PROBLEM DESCRIPTION ->
Identify each line holding the string "that" and copy it.

Figure scripts ->
* * *

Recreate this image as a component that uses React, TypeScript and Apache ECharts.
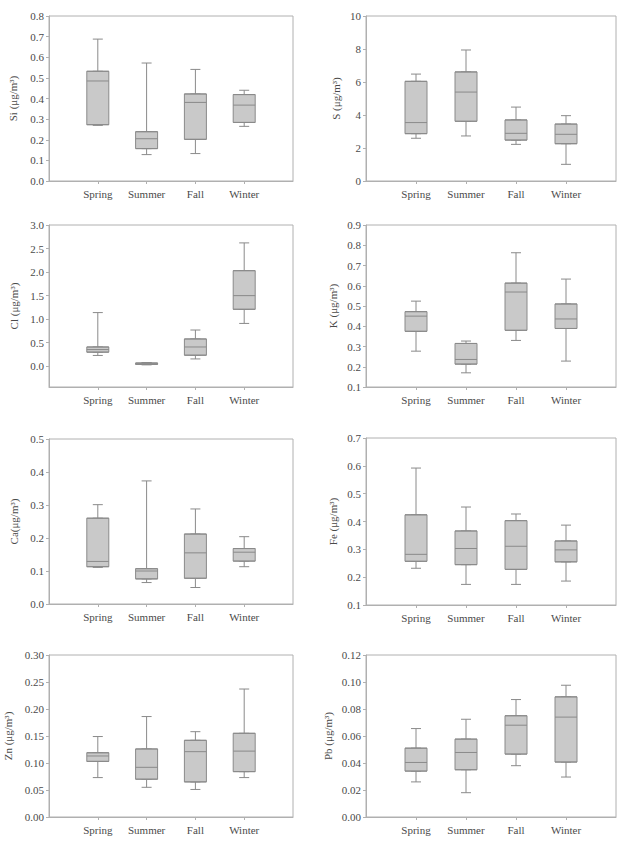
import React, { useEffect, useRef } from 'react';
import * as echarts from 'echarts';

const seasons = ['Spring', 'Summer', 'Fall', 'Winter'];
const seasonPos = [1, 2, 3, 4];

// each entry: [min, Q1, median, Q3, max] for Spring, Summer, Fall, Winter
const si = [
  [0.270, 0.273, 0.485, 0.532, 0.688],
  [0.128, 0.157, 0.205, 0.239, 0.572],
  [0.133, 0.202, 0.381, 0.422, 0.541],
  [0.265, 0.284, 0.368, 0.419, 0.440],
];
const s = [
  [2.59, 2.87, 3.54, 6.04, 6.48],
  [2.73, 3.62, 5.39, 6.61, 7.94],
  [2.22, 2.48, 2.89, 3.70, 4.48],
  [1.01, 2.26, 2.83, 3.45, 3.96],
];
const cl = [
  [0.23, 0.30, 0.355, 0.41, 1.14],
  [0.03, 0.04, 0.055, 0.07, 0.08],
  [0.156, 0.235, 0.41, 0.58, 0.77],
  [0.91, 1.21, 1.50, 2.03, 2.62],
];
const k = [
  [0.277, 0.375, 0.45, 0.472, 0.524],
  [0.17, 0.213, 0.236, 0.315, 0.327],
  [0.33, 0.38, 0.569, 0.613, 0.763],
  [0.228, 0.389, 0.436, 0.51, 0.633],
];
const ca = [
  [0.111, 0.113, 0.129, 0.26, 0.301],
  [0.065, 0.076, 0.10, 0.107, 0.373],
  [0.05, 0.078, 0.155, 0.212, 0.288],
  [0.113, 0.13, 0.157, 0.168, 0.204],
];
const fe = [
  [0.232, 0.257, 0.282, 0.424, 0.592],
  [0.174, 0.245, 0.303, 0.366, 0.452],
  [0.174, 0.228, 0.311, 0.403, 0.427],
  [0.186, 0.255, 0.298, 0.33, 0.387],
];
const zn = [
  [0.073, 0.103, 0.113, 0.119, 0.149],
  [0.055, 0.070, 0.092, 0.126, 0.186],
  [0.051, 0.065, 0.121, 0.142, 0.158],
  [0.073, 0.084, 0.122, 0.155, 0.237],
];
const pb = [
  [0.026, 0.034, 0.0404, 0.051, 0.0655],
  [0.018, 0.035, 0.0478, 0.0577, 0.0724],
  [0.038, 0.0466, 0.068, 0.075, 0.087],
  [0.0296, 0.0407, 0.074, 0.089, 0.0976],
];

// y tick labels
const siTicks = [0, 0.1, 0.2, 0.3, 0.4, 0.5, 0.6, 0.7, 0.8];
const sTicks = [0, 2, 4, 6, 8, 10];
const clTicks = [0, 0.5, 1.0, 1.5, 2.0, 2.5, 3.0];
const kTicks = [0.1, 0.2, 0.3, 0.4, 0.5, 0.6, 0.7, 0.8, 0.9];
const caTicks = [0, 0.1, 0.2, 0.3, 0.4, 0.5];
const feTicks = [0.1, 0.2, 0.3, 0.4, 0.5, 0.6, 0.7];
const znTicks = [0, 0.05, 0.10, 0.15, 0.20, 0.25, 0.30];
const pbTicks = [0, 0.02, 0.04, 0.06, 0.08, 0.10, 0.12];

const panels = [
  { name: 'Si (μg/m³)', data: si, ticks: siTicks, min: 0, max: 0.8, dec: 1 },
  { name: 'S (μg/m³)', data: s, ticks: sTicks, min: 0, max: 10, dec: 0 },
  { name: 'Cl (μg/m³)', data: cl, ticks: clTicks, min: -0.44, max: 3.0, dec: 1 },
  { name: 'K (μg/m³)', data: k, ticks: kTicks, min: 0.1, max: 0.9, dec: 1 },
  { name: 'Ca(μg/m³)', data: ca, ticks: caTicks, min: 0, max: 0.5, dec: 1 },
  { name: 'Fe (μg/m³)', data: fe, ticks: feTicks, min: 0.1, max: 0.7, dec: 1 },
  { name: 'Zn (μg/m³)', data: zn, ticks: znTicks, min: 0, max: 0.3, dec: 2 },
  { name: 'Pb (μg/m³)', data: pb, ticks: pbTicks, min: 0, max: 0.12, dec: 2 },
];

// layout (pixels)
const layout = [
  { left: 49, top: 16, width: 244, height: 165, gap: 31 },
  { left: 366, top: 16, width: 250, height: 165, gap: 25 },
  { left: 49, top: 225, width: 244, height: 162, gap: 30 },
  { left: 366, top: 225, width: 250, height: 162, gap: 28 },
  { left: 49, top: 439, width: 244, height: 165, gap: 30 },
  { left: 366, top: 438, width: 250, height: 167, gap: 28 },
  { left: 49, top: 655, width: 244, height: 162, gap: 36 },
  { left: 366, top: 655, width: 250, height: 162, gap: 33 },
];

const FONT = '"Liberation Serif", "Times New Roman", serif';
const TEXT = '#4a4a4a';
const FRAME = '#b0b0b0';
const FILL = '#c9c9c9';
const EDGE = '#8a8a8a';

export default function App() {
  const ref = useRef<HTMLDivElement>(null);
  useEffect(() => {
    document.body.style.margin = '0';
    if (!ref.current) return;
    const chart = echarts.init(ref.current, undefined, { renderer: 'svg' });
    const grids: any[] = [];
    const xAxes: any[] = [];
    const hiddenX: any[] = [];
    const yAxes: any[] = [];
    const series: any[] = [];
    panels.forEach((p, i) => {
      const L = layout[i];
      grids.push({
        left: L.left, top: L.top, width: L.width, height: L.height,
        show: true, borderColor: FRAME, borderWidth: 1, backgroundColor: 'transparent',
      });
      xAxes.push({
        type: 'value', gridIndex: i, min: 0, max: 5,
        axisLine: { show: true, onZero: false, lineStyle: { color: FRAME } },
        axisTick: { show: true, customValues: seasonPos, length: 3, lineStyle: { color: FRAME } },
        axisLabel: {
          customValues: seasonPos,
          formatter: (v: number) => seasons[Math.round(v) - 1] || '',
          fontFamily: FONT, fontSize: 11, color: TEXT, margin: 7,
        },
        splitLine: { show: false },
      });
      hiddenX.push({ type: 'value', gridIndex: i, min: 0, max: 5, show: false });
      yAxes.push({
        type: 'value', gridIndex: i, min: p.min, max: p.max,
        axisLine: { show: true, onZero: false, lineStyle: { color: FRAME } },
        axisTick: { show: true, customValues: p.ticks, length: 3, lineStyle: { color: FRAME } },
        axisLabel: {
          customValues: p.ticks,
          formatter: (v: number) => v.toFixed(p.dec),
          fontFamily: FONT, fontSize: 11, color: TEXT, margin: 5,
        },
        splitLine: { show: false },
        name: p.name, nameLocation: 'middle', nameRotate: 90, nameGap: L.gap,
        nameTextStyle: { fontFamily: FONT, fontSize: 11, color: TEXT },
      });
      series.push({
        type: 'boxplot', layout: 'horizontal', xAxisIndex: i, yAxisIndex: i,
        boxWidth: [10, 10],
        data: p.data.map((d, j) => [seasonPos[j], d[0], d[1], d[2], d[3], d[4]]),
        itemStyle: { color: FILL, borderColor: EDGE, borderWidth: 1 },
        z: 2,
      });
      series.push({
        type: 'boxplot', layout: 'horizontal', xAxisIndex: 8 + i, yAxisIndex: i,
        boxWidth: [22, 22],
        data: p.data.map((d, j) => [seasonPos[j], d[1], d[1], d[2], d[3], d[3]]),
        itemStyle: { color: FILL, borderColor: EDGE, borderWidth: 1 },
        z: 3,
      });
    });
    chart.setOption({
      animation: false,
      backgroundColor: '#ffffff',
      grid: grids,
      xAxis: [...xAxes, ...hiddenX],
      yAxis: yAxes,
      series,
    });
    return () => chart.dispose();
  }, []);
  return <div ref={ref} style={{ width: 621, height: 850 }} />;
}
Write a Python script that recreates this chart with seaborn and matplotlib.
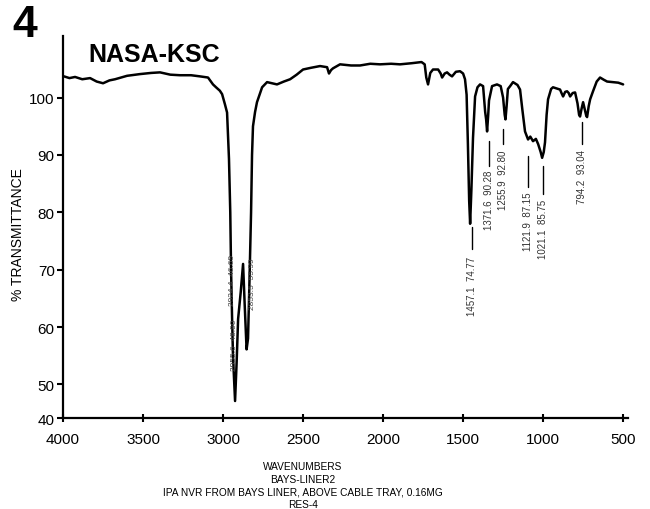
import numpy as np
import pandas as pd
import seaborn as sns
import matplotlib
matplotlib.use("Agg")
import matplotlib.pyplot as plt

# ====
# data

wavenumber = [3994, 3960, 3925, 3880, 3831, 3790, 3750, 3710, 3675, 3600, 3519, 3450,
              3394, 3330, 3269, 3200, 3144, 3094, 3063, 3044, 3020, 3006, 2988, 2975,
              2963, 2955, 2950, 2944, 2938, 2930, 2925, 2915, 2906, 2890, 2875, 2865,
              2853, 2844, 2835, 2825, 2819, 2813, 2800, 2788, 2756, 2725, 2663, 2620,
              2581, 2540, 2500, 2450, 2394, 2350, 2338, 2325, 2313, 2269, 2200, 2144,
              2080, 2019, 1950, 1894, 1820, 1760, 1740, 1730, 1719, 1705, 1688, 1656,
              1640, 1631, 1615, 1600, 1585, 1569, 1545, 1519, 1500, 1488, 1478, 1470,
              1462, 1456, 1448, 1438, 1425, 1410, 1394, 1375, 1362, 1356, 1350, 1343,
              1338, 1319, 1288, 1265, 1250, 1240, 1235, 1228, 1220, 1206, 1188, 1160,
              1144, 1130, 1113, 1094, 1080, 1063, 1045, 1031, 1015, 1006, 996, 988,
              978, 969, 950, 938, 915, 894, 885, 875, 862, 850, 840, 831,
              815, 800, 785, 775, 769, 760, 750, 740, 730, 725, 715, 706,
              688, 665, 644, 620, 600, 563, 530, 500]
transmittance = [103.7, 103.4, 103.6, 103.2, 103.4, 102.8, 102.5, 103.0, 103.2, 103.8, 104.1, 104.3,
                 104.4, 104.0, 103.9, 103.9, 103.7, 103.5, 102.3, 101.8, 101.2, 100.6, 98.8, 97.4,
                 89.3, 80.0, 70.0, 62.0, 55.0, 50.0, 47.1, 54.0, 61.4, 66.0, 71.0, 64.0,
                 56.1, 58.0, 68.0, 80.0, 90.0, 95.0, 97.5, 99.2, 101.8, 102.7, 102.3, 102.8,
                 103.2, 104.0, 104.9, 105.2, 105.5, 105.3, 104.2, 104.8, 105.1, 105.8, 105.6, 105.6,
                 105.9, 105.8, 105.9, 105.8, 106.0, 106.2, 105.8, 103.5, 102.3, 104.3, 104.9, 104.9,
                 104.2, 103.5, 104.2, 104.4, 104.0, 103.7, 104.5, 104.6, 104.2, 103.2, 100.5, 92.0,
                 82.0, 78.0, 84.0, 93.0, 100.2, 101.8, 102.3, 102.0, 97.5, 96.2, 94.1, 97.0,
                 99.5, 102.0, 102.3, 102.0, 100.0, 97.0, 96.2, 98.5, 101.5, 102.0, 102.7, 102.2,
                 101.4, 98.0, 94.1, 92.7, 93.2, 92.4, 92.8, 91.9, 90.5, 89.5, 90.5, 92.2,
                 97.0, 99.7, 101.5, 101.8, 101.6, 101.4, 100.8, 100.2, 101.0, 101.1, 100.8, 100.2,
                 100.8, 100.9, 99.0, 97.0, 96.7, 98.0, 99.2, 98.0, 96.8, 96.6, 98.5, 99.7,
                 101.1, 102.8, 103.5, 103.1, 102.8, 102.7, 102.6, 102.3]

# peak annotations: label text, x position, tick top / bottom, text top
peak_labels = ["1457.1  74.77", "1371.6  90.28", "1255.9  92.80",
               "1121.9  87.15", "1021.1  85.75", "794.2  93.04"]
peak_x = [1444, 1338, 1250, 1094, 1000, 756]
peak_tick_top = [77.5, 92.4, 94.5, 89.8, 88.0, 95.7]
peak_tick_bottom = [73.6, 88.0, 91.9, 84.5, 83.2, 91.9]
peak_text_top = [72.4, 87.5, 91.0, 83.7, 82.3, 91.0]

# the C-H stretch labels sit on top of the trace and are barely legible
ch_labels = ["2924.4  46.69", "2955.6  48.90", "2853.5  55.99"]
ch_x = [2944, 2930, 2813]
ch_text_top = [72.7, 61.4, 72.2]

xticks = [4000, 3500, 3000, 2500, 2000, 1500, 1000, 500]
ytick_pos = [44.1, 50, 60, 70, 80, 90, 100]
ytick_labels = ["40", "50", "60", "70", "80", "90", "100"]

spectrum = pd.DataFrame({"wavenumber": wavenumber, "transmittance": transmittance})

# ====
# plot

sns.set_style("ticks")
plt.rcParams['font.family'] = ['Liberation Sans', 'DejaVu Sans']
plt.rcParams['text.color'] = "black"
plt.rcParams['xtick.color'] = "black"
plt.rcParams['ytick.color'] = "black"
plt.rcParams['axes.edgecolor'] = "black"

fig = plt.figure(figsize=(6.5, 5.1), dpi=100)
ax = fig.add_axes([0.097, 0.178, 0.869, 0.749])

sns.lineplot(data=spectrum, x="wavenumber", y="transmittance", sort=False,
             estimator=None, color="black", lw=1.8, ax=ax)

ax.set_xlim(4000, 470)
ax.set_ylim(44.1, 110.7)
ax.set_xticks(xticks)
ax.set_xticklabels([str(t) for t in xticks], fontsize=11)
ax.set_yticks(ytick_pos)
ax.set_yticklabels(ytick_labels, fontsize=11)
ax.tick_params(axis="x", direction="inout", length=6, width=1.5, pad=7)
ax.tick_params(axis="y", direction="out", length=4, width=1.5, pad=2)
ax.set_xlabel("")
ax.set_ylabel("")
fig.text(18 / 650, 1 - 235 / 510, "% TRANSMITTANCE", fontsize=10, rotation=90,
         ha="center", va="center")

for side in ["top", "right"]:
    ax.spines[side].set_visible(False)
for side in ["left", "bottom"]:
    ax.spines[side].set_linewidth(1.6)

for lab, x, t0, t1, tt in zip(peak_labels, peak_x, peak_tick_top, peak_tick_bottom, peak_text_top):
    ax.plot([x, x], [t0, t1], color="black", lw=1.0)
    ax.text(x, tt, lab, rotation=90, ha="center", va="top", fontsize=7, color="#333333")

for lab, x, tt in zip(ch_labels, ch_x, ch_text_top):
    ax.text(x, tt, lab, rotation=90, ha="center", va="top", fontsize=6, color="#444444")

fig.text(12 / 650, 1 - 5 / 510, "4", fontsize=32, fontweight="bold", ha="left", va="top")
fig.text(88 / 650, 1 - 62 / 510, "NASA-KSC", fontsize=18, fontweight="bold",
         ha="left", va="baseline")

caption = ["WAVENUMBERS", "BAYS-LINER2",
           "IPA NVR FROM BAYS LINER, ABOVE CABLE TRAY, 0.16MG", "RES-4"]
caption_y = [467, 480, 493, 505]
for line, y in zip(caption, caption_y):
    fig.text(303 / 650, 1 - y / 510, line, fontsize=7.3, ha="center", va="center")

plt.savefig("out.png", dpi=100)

* * *

FINAL RESULT ->
Recreate this image as a component that uses React, TypeScript and Apache ECharts.
Write a Python script that recreates this chart with seaborn and matplotlib.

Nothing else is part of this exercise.